On January 15, 2023, five Mozambique border police officers detained and beat journalist Rosário Cardoso, according to media reports, statements by the National Forum of Community Radios and the Mozambican chapter of the regional press freedom group Media Institute of Southern Africa, and the journalist, who spoke to CPJ by phone.
Cardoso left the community radio station Thumbine in Milange, a town in the eastern province of Zambezia, at about 10:15 p.m., when the officers stopped him and demanded to know why he was out so late, the journalist told CPJ.
Cardoso explained that he had just finished the late shift as an announcer at the station and showed them his work-branded T-shirt and national ID. The agents told him to wait with a group of people they had rounded up and left him for about two hours on the side of the road, the journalist said.
“I could see they were letting go only those who paid them bribes. Then, after all that time waiting, they got angry at me because I told them it wasn’t fair for those who don’t have money to pay bribes to have to wait,” Cardoso said.

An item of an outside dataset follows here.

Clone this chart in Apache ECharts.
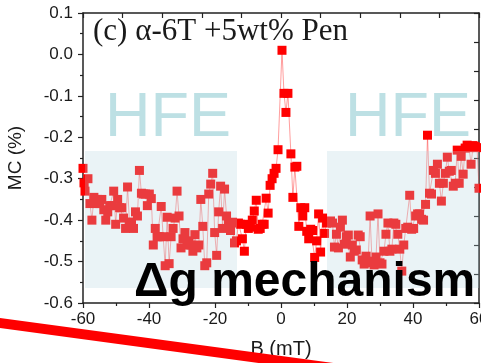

In response, two officers threw him on the ground, beating him with their batons more than 10 times on the buttocks while telling him, “Mister journalist, here you don’t speak,” he told CPJ. The journalist said he was let go a few minutes later and told by the officer in charge that he could go and complain, but that nothing would come from it.
Later that night, Cardoso was treated at a local clinic and given painkillers.
The next day, the journalist filed a complaint with the Milange police station. The police officer in charge refused to register his complaint, arguing that Cardoso could not identify the agents who beat him, according to the journalist. Cardoso said he could not identify the officers because they yelled at him not to stare at them.
“It took six hours of waiting and the arrival of a higher-ranking officer for the afternoon shift for us to able to make the complaint,” the journalist said. CPJ reviewed a copy of that complaint.
Xadeque Mathala, the radio coordinator at Thumbine, accompanied Cardoso to file the complaint.
“Even though this is the first time that it got this far, intimidation and threats against journalists in the province are frequent, and violence from authorities towards the media worsens in election years,” Mathala told CPJ via message app, in reference to local elections scheduled for October.
Laurino Luis Omar, commander of the Milange border police, told CPJ via phone call that, to his knowledge, “Cardoso was not working at the time of the incident and might have been under the influence of alcohol, so the officers tried to secure his safety.” Omar added that the investigation of the case remains ongoing.
Cardoso told CPJ that he had not been drinking.
A clerk at the Milange prosecutor’s office, who did not want to be identified, confirmed via phone that the office is reviewing the case.
CPJ has documented the detention or beating of more than a dozen journalists by Mozambican authorities since 2021.